Уже у Плутарха женщины составляют несчастье Антония. Когда после молодости, в излишествах которой многие женщины играли роль, он вступил в брак с Фульвией, вдовой обесславленного трибуна Клодия, то и она умела уже управлять им и заставлять его подчиняться ее желаниям, так что из ее рук он перешел в руки Клеопатры, вполне приученный к тому, чтобы женщина управляла его судьбой.
Впрочем, по Плутарху в Антонии была немалая доля эластичности и театральности. Он любил переодеваться, забавлялся разными проделками, так например, один раз, возвратившись из похода и переодевшись рабом, он принес своей жене Фульвии письмо с уведомлением о своей смерти и обнял ее в тот момент, когда она стояла, оцепенев от ужаса. Такого рода факты были лишь одним из множества симптомов способности к метаморфозам, которую он обнаруживал, являясь то изнеженным, то закаленным, то женственным, то храбрым до безумия, то честолюбивым, то бесчестным, то мстительным, то великодушным. Эта разносторонняя природа его, эта неустойчивость, переменчивость в Антонии приковали к себе внимание Шекспира. Поэтому он вывел характер Антония не совсем таким, каким нашел его у Плутарха. Он выдвинул на первый план более светлые его стороны и взял фундаментом врожденное превосходство Антония, грандиозную расточительность его существа, аристократическую щедрость и легкомысленное стремление наслаждаться данной минутой – свойства, нередкие для великих властелинов и великих художников.

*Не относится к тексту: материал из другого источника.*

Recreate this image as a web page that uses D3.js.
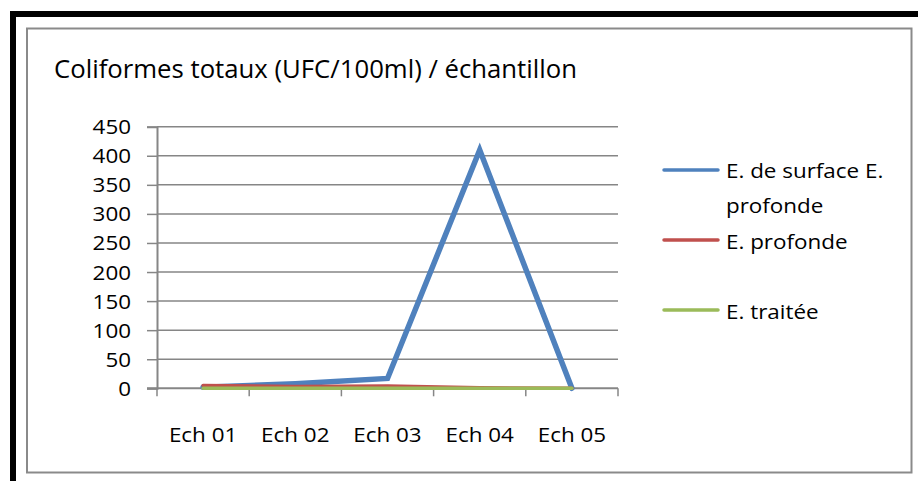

В этом античном образе была скважина, в которую легко могла проскользнуть собственная душа поэта; его фантазия без труда переносилась в душевные настроения Антония; он мог его играть, приблизительно так, как в качестве актера мог играть роль, бывшую ему по характеру. Антоний обладал способностью к приращениям составлявшей сущность его поэтической натуры. Он был одновременно и мастером в притворстве, – вспомните речь над Цезарем в предыдущей римской драме, встречу Октавии здесь – и открытым, честным человеком; он был по-своему верен, чувствовал себя искренно привязанным к своей возлюбленной и своим соратникам, и при всем том имел ужасающую способность меняться. Он был, иными словами, художественной натурой.